Now a transfer of 500 shillings would typically cost just 25 shillings and the service is credited with making transfers usable for a third of the country's 40 million population who were cut off from traditional financial services.
"This is such a nascent industry it is important that we don't kill it at birth," Collymore said. "We are cautioning against viewing mobile telephony in general as being a bit of a milking cow."
Teachers
Kenya's new government is still in the process of forming after an election in March, but its last finance minister said that the tax was not aimed at punishing success. It was imposed to bolster budget revenue at a time when ministers were battling to settle strikes by teachers and health workers.
Safaricom has done well from the service. M-Pesa contributed 22 billion of its 124 billion shillings in revenue last year. Despite the imposition of the tax in October the company handles annualised total transfers of 1.1 trillion shillings, the equivalent of 27% of Kenya's gross domestic product.

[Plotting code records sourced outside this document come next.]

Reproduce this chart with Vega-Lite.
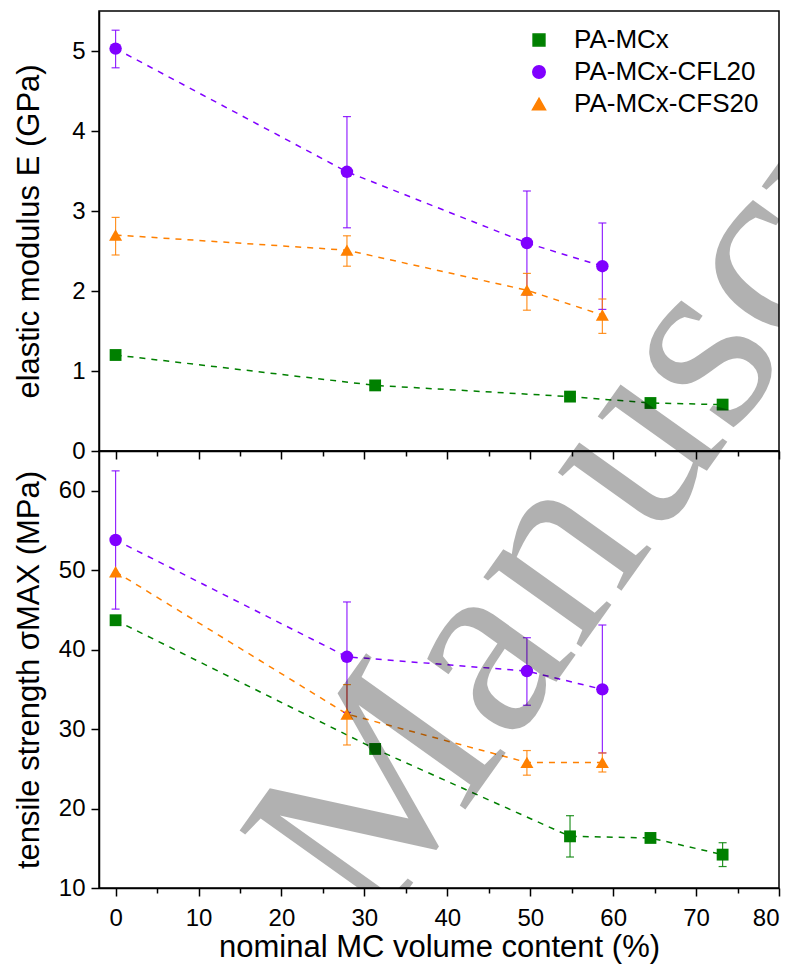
{
  "$schema": "https://vega.github.io/schema/vega-lite/v6.json",
  "padding": {"left": 12, "top": 10, "right": 4, "bottom": 5},
  "spacing": 0,
  "bounds": "flush",
  "datasets": {
    "d": [
      {"panel": "E", "series": "PA-MCx", "x": 0, "y": 1.2},
      {"panel": "E", "series": "PA-MCx", "x": 31.3, "y": 0.82},
      {"panel": "E", "series": "PA-MCx", "x": 54.8, "y": 0.68},
      {"panel": "E", "series": "PA-MCx", "x": 64.5, "y": 0.6},
      {"panel": "E", "series": "PA-MCx", "x": 73.2, "y": 0.58},
      {"panel": "E", "series": "PA-MCx-CFL20", "x": 0, "y": 5.03, "lo": 4.79, "hi": 5.26},
      {"panel": "E", "series": "PA-MCx-CFL20", "x": 27.9, "y": 3.49, "lo": 2.79, "hi": 4.18},
      {"panel": "E", "series": "PA-MCx-CFL20", "x": 49.6, "y": 2.6, "lo": 1.95, "hi": 3.25},
      {"panel": "E", "series": "PA-MCx-CFL20", "x": 58.7, "y": 2.31, "lo": 1.77, "hi": 2.85},
      {"panel": "E", "series": "PA-MCx-CFS20", "x": 0, "y": 2.7, "lo": 2.45, "hi": 2.92},
      {"panel": "E", "series": "PA-MCx-CFS20", "x": 27.9, "y": 2.51, "lo": 2.31, "hi": 2.69},
      {"panel": "E", "series": "PA-MCx-CFS20", "x": 49.6, "y": 2.01, "lo": 1.76, "hi": 2.22},
      {"panel": "E", "series": "PA-MCx-CFS20", "x": 58.7, "y": 1.7, "lo": 1.47, "hi": 1.9},
      {"panel": "S", "series": "PA-MCx", "x": 0, "y": 43.7},
      {"panel": "S", "series": "PA-MCx", "x": 31.3, "y": 27.5},
      {"panel": "S", "series": "PA-MCx", "x": 54.8, "y": 16.5, "lo": 13.9, "hi": 19.1},
      {"panel": "S", "series": "PA-MCx", "x": 64.5, "y": 16.3},
      {"panel": "S", "series": "PA-MCx", "x": 73.2, "y": 14.2, "lo": 12.7, "hi": 15.7},
      {"panel": "S", "series": "PA-MCx-CFL20", "x": 0, "y": 53.8, "lo": 45.1, "hi": 62.5},
      {"panel": "S", "series": "PA-MCx-CFL20", "x": 27.9, "y": 39.1, "lo": 32.1, "hi": 46.0},
      {"panel": "S", "series": "PA-MCx-CFL20", "x": 49.6, "y": 37.3, "lo": 33.0, "hi": 41.5},
      {"panel": "S", "series": "PA-MCx-CFL20", "x": 58.7, "y": 35.0, "lo": 27.0, "hi": 43.1},
      {"panel": "S", "series": "PA-MCx-CFS20", "x": 0, "y": 49.8},
      {"panel": "S", "series": "PA-MCx-CFS20", "x": 27.9, "y": 31.9, "lo": 28.0, "hi": 35.6},
      {"panel": "S", "series": "PA-MCx-CFS20", "x": 49.6, "y": 25.8, "lo": 24.2, "hi": 27.3},
      {"panel": "S", "series": "PA-MCx-CFS20", "x": 58.7, "y": 25.8, "lo": 24.6, "hi": 27.0}
    ],
    "wm": [{"t": "Manuscript"}]
  },
  "resolve": {"scale": {"color": "shared", "shape": "shared", "size": "shared"}, "legend": {"color": "shared", "shape": "shared"}},
  "vconcat": [
    {
      "width": 680,
      "height": 440,
      "layer": [
        {
          "data": {"name": "d"},
          "transform": [{"filter": "datum.panel === 'E'"}],
          "mark": {"type": "line", "strokeDash": [6, 6], "strokeWidth": 1.5},
          "encoding": {
            "x": {"field": "x", "type": "quantitative", "scale": {"domain": [-2, 80], "nice": false, "zero": false},
              "axis": {"values": [0,5,10,15,20,25,30,35,40,45,50,55,60,65,70,75,80], "labels": false, "title": null,
                "tickSize": {"condition": {"test": "datum.value % 10 === 0", "value": 8}, "value": 5}}},
            "y": {"field": "y", "type": "quantitative", "scale": {"domain": [0, 5.5], "nice": false},
              "axis": {"values": [0,0.5,1,1.5,2,2.5,3,3.5,4,4.5,5,5.5], "title": "elastic modulus E (GPa)",
                "labelExpr": "datum.value % 1 === 0 ? format(datum.value, 'd') : ''",
                "tickSize": {"condition": {"test": "datum.value % 1 === 0", "value": 8}, "value": 5},
                "labelPadding": 6, "titlePadding": 26}},
            "color": {"field": "series", "type": "nominal",
              "scale": {"domain": ["PA-MCx", "PA-MCx-CFL20", "PA-MCx-CFS20"], "range": ["#008000", "#8000ff", "#ff8000"]},
              "legend": {"title": null, "orient": "none", "legendX": 427, "legendY": 16,
                "symbolStrokeWidth": 1.5, "symbolOpacity": 1, "labelLimit": 400,
                "labelFont": "Liberation Sans", "labelFontSize": 26, "labelColor": "#000", "labelOffset": 22, "rowPadding": 6}}
          }
        },
        {
          "data": {"name": "d"},
          "transform": [{"filter": "datum.panel === 'E' && datum.lo != null"}],
          "mark": {"type": "rule", "strokeWidth": 1.2, "opacity": 0.85},
          "encoding": {
            "x": {"field": "x", "type": "quantitative"},
            "y": {"field": "lo", "type": "quantitative"},
            "y2": {"field": "hi"},
            "color": {"field": "series", "type": "nominal", "legend": null}
          }
        },
        {
          "data": {"name": "d"},
          "transform": [{"filter": "datum.panel === 'E' && datum.lo != null"}],
          "mark": {"type": "tick", "orient": "horizontal", "size": 8, "thickness": 1.2, "opacity": 0.85},
          "encoding": {
            "x": {"field": "x", "type": "quantitative"},
            "y": {"field": "lo", "type": "quantitative"},
            "color": {"field": "series", "type": "nominal", "legend": null}
          }
        },
        {
          "data": {"name": "d"},
          "transform": [{"filter": "datum.panel === 'E' && datum.lo != null"}],
          "mark": {"type": "tick", "orient": "horizontal", "size": 8, "thickness": 1.2, "opacity": 0.85},
          "encoding": {
            "x": {"field": "x", "type": "quantitative"},
            "y": {"field": "hi", "type": "quantitative"},
            "color": {"field": "series", "type": "nominal", "legend": null}
          }
        },
        {
          "data": {"name": "d"},
          "transform": [{"filter": "datum.panel === 'E'"}],
          "mark": {"type": "point", "filled": true, "opacity": 1},
          "encoding": {
            "x": {"field": "x", "type": "quantitative"},
            "y": {"field": "y", "type": "quantitative"},
            "color": {"field": "series", "type": "nominal", "legend": null},
            "shape": {"field": "series", "type": "nominal",
              "scale": {"domain": ["PA-MCx", "PA-MCx-CFL20", "PA-MCx-CFS20"], "range": ["square", "circle", "triangle-up"]},
              "legend": null},
            "size": {"field": "series", "type": "nominal",
              "scale": {"domain": ["PA-MCx", "PA-MCx-CFL20", "PA-MCx-CFS20"], "range": [140, 170, 240]}, "legend": null}
          }
        },
        {
          "data": {"name": "wm"},
          "mark": {"type": "text", "clip": true, "font": "Liberation Serif", "fontSize": 262, "angle": 305.5, "align": "center", "baseline": "middle", "color": "#000", "opacity": 0.3},
          "encoding": {
            "x": {"datum": 65.3, "type": "quantitative"},
            "y": {"datum": 0.585, "type": "quantitative"},
            "text": {"field": "t"}
          }
        }
      ]
    },
    {
      "width": 680,
      "height": 437,
      "layer": [
        {
          "data": {"name": "d"},
          "transform": [{"filter": "datum.panel === 'S'"}],
          "mark": {"type": "line", "strokeDash": [6, 6], "strokeWidth": 1.5},
          "encoding": {
            "x": {"field": "x", "type": "quantitative", "scale": {"domain": [-2, 80], "nice": false, "zero": false},
              "axis": {"values": [0,5,10,15,20,25,30,35,40,45,50,55,60,65,70,75,80], "title": "nominal MC volume content (%)",
                "labelExpr": "datum.value % 10 === 0 ? datum.label : ''",
                "tickSize": {"condition": {"test": "datum.value % 10 === 0", "value": 8}, "value": 5},
                "labelPadding": 10, "titlePadding": 2}},
            "y": {"field": "y", "type": "quantitative", "scale": {"domain": [10, 65], "nice": false, "zero": false},
              "axis": {"values": [10,15,20,25,30,35,40,45,50,55,60,65], "title": "tensile strength σMAX (MPa)",
                "labelExpr": "datum.value % 10 === 0 ? datum.label : ''",
                "tickSize": {"condition": {"test": "datum.value % 10 === 0", "value": 8}, "value": 5},
                "labelPadding": 6, "titlePadding": 13}},
            "color": {"field": "series", "type": "nominal", "legend": null}
          }
        },
        {
          "data": {"name": "d"},
          "transform": [{"filter": "datum.panel === 'S' && datum.lo != null"}],
          "mark": {"type": "rule", "strokeWidth": 1.2, "opacity": 0.85},
          "encoding": {
            "x": {"field": "x", "type": "quantitative"},
            "y": {"field": "lo", "type": "quantitative"},
            "y2": {"field": "hi"},
            "color": {"field": "series", "type": "nominal", "legend": null}
          }
        },
        {
          "data": {"name": "d"},
          "transform": [{"filter": "datum.panel === 'S' && datum.lo != null"}],
          "mark": {"type": "tick", "orient": "horizontal", "size": 8, "thickness": 1.2, "opacity": 0.85},
          "encoding": {
            "x": {"field": "x", "type": "quantitative"},
            "y": {"field": "lo", "type": "quantitative"},
            "color": {"field": "series", "type": "nominal", "legend": null}
          }
        },
        {
          "data": {"name": "d"},
          "transform": [{"filter": "datum.panel === 'S' && datum.lo != null"}],
          "mark": {"type": "tick", "orient": "horizontal", "size": 8, "thickness": 1.2, "opacity": 0.85},
          "encoding": {
            "x": {"field": "x", "type": "quantitative"},
            "y": {"field": "hi", "type": "quantitative"},
            "color": {"field": "series", "type": "nominal", "legend": null}
          }
        },
        {
          "data": {"name": "d"},
          "transform": [{"filter": "datum.panel === 'S'"}],
          "mark": {"type": "point", "filled": true, "opacity": 1},
          "encoding": {
            "x": {"field": "x", "type": "quantitative"},
            "y": {"field": "y", "type": "quantitative"},
            "color": {"field": "series", "type": "nominal", "legend": null},
            "shape": {"field": "series", "type": "nominal", "legend": null},
            "size": {"field": "series", "type": "nominal", "legend": null}
          }
        },
        {
          "data": {"name": "wm"},
          "mark": {"type": "text", "clip": true, "font": "Liberation Serif", "fontSize": 262, "angle": 305.5, "align": "center", "baseline": "middle", "color": "#000", "opacity": 0.3},
          "encoding": {
            "x": {"datum": 65.3, "type": "quantitative"},
            "y": {"datum": 70.84, "type": "quantitative"},
            "text": {"field": "t"}
          }
        }
      ]
    }
  ],
  "config": {
    "view": {"stroke": "#000", "strokeWidth": 1.5},
    "axis": {"domainColor": "#000", "domainWidth": 1.5, "tickColor": "#000", "tickWidth": 1.5, "grid": false,
      "labelFont": "Liberation Sans", "labelFontSize": 24, "labelColor": "#000",
      "titleFont": "Liberation Sans", "titleFontSize": 31, "titleFontWeight": "normal", "titleColor": "#000"}
  }
}
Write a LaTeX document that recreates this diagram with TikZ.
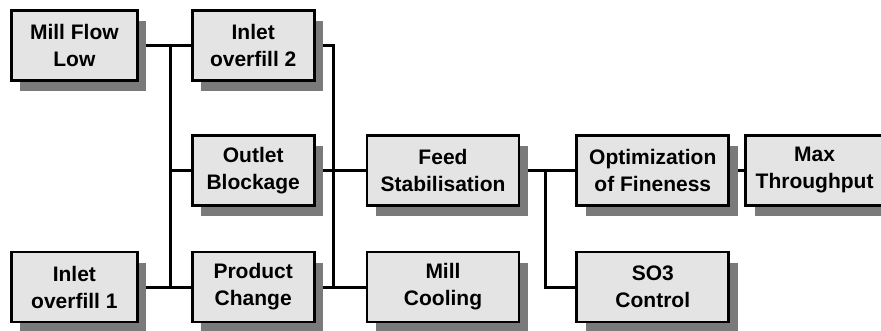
\documentclass[tikz,border=0pt]{standalone}
\usepackage{fontspec}
\setmainfont{Liberation Sans}
\usepackage{tikz}
\usetikzlibrary{positioning, shadows, backgrounds}
\definecolor{millFill}{HTML}{E4E4E4}
\definecolor{millShade}{HTML}{7A7A7A}

\begin{document}
\begin{tikzpicture}[
  x=1pt, y=1pt,
  node distance=52pt and 52pt,
  blk/.style={draw, line width=2.8pt, fill=millFill, align=center, inner sep=0pt,
              minimum height=70pt, minimum width=124pt,
              font=\bfseries\fontsize{21}{27}\selectfont,
              drop shadow={shadow xshift=9pt, shadow yshift=-11pt, fill=millShade, opacity=1}},
  wide/.style={blk, minimum width=152pt},
  link/.style={line width=3pt}
]
\useasboundingbox (0,0) rectangle (881,-330);

% first two columns
\node[blk, anchor=north west, minimum width=126pt] (mfl) at (10,-9) {Mill Flow\\Low};
\node[blk, right=52pt of mfl, minimum width=122pt] (io2) {Inlet\\overfill 2};
\node[blk, below=52pt of io2, minimum width=122pt] (ob) {Outlet\\Blockage};
\node[blk, below=44pt of ob, minimum width=122pt] (pc) {Product\\Change};
\node[blk, left=52pt of pc, minimum width=126pt] (io1) {Inlet\\overfill 1};

% right half
\node[wide, right=50pt of ob] (fs) {Feed\\Stabilisation};
\node[wide, below=44pt of fs] (mc) {Mill\\Cooling};
\node[wide, right=55pt of fs] (of) {Optimization\\of Fineness};
\node[wide, below=44pt of of] (so3) {SO3\\Control};
\node[blk, right=14pt of of, minimum width=138pt] (mt) {Max\\Throughput};

% bus joints
\path (mfl.east) -- (io2.west) coordinate[pos=0.6] (j1);
\path (io2.east) -- ++(18,0) coordinate (j2);
\path (fs.east) -- (of.west) coordinate[pos=0.45] (j3);

\begin{scope}[on background layer]
\draw[link] (mfl) -- (io2);
\draw[link] (io1) -- (pc);
\draw[link] (j1) -- (j1 |- pc.west);
\draw[link] (ob.west) -- (ob.west -| j1);
\draw[link] (io2.east) -- (j2) -- (j2 |- mc.west) -- (mc.west);
\draw[link] (ob) -- (fs);
\draw[link] (pc.east) -- (pc.east -| j2);
\draw[link] (fs) -- (of);
\draw[link] (j3) |- (so3.west);
\draw[link] (of) -- (mt);
\end{scope}

\end{tikzpicture}
\end{document}
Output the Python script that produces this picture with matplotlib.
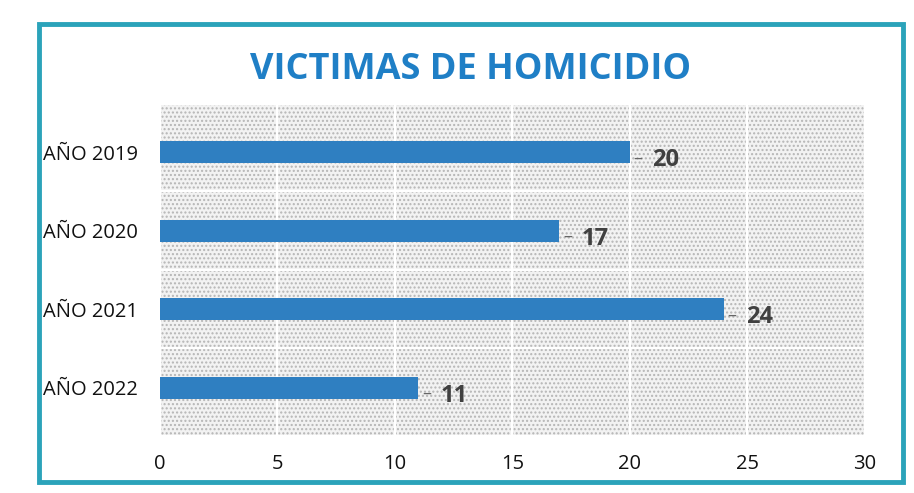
import matplotlib.pyplot as plt
from matplotlib.patches import Rectangle

years = ['AÑO 2019', 'AÑO 2020', 'AÑO 2021', 'AÑO 2022']
victims = [20, 17, 24, 11]
xticks = [0, 5, 10, 15, 20, 25, 30]

plt.rcParams['font.family'] = ['Open Sans', 'DejaVu Sans']

fig = plt.figure(figsize=(9.14, 4.93), dpi=100)
fig.patch.set_facecolor('white')

# teal frame around the whole chart
fig.patches.append(Rectangle((0.043, 0.022), 0.945, 0.93, transform=fig.transFigure,
                             fill=False, edgecolor='#2ba3ba', linewidth=3.5))

fig.text(0.515, 0.858, 'VICTIMAS DE HOMICIDIO', ha='center', va='center',
         fontsize=26, fontweight='bold', color='#1f7fc6')

ax = fig.add_axes([0.175, 0.118, 0.771, 0.669])
ax.set_facecolor('white')
# stippled background like the scan
ax.add_patch(Rectangle((0, 0), 1, 1, transform=ax.transAxes, facecolor='#f2f2f2',
                       hatch='....', edgecolor='#b5b5b5', linewidth=0, zorder=0))

ypos = list(range(len(years)))
ax.barh(ypos, victims, height=0.28, color='#2f7fc1', zorder=3)
for y, v in zip(ypos, victims):
    ax.text(v + 0.15, y + 0.08, '–', ha='left', va='center', fontsize=13, color='#666666', zorder=4)
    ax.text(v + 0.95, y + 0.1, str(v), ha='left', va='center', fontsize=17,
            fontweight='bold', color='#404040', zorder=4)

ax.set_xlim(0, 30)
ax.set_ylim(3.6, -0.6)
ax.set_xticks(xticks)
ax.set_yticks(ypos)
ax.set_yticklabels(years)
ax.tick_params(length=0, labelsize=14.5, colors='#111111')
ax.tick_params(axis='x', pad=14)
ax.tick_params(axis='y', pad=16)
ax.grid(True, axis='x', color='white', linewidth=1.6, zorder=1)
for yb in [0.5, 1.5, 2.5]:
    ax.axhline(yb, color='white', linewidth=1.6, zorder=1)
for s in ax.spines.values():
    s.set_visible(False)

fig.savefig('out.png', dpi=100)
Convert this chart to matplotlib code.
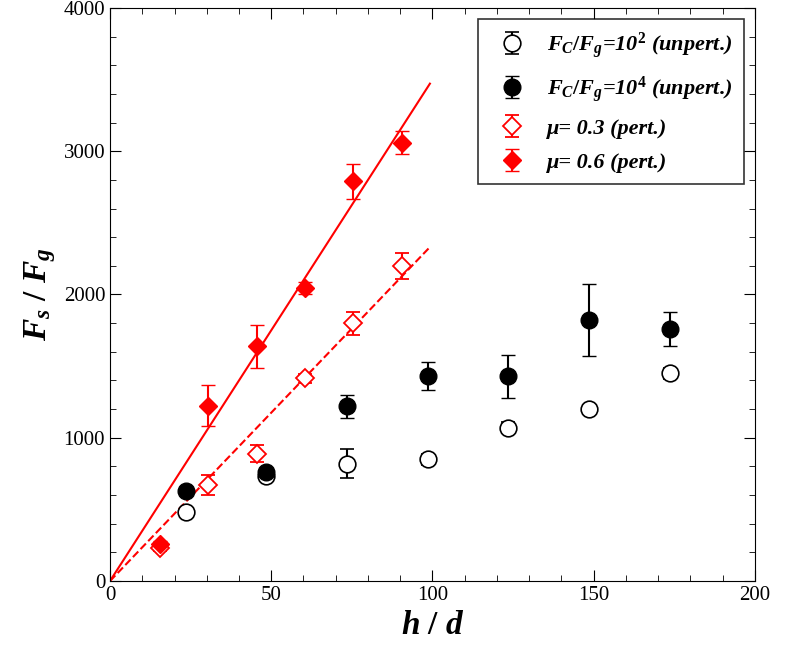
import matplotlib
matplotlib.use("Agg")
import matplotlib.pyplot as plt
import numpy as np

plt.rcParams['font.family'] = ['Liberation Serif', 'DejaVu Serif']
plt.rcParams['mathtext.fontset'] = 'custom'
plt.rcParams['mathtext.it'] = 'Liberation Serif:italic:bold'
plt.rcParams['mathtext.rm'] = 'Liberation Serif:bold'

x_c = [23.5, 48.5, 73.5, 98.5, 123.5, 148.5, 173.5]
y_open = [485, 735, 820, 850, 1070, 1200, 1450]
e_open = [20, 30, 100, 40, 40, 30, 40]
y_fill = [630, 760, 1220, 1430, 1430, 1820, 1760]
e_fill = [20, 30, 80, 100, 150, 250, 120]
x_d = [15.5, 30.5, 45.5, 60.5, 75.5, 90.5]
y_d3 = [230, 670, 890, 1415, 1800, 2200]
e_d3 = [20, 70, 60, 30, 80, 90]
y_d6 = [260, 1225, 1640, 2045, 2790, 3060]
e_d6 = [20, 140, 150, 40, 120, 80]
fit_x = [0, 99.2]
slope6 = 35.0
slope3 = 23.5

fig = plt.figure(figsize=(7.89, 6.56), dpi=100)
ax = fig.add_axes([110/789, 75/656, 645/789, 573/656])
fp = dict(fontweight='bold', fontstyle='italic', fontsize=16)

ax.plot(fit_x, [slope6*v for v in fit_x], '-', color='red', lw=1.5)
ax.plot(fit_x, [slope3*v for v in fit_x], '--', color='red', lw=1.5)
ax.errorbar(x_c, y_open, yerr=e_open, fmt='o', ms=12, mfc='white', mec='black', mew=1.2, ecolor='black', capsize=5, label=r'$F_C/F_g$=10$^2$ (unpert.)')
ax.errorbar(x_c, y_fill, yerr=e_fill, fmt='o', ms=12, mfc='black', mec='black', ecolor='black', capsize=5, label=r'$F_C/F_g$=10$^4$ (unpert.)')
ax.errorbar(x_d, y_d3, yerr=e_d3, fmt='D', ms=9, mfc='white', mec='red', mew=1.3, ecolor='red', capsize=5, label=r'μ= 0.3 (pert.)')
ax.errorbar(x_d, y_d6, yerr=e_d6, fmt='D', ms=9, mfc='red', mec='red', ecolor='red', capsize=5, label=r'μ= 0.6 (pert.)')

ax.set_xlim(0, 200)
ax.set_ylim(0, 4000)
ax.set_xticks([0, 50, 100, 150, 200])
ax.set_yticks([0, 1000, 2000, 3000, 4000])
ax.xaxis.set_minor_locator(matplotlib.ticker.MultipleLocator(10))
ax.yaxis.set_minor_locator(matplotlib.ticker.MultipleLocator(200))
ax.tick_params(which='both', direction='in', top=True, right=True, labelsize=15)
ax.tick_params(which='major', length=8)
ax.tick_params(which='minor', length=4)
ax.set_xlabel(r'$h$ / $d$', fontsize=24, fontweight='bold')
ax.set_ylabel(r'$F_s$ / $F_g$', fontsize=24, fontweight='bold')
leg = ax.legend(loc='upper right', bbox_to_anchor=(1.0, 1.0), frameon=True, fancybox=False,
                edgecolor='black', prop=dict(family='Liberation Serif', weight='bold', style='italic', size=16),
                handletextpad=0.6, borderpad=0.5, labelspacing=0.6)
leg.get_frame().set_linewidth(1.2)
fig.savefig('out.png', dpi=100)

Safaricom raised M-Pesa tariffs after the tax hikes but shouldered some of the additional costs related to the tax - some 400 million shillings in its 2012/13 financial year.
Overall, the company's EBITDA earnings, the key measure of performance for telecom companies, grew 31% to 49.2 billion shillings. Its margin was up 4.5% compared to the same period a year earlier.
Revenues are expected to continue to grow faster than costs but M-Pesa revenue may not match the rate of growth in previous years due to the high base, the company said.
"People are used to seeing M-Pesa growth over 30%. That will not happen this year," said John Tombleson, the firm's chief financial officer.
Investors were also cheered by Safaricom's plan to invest more than 20 billion shillings this year in the network.
"That is a key element because it says they are viewing the industry as growing, which is really positive," said Eric Musau a research analyst at Standard Investment Bank.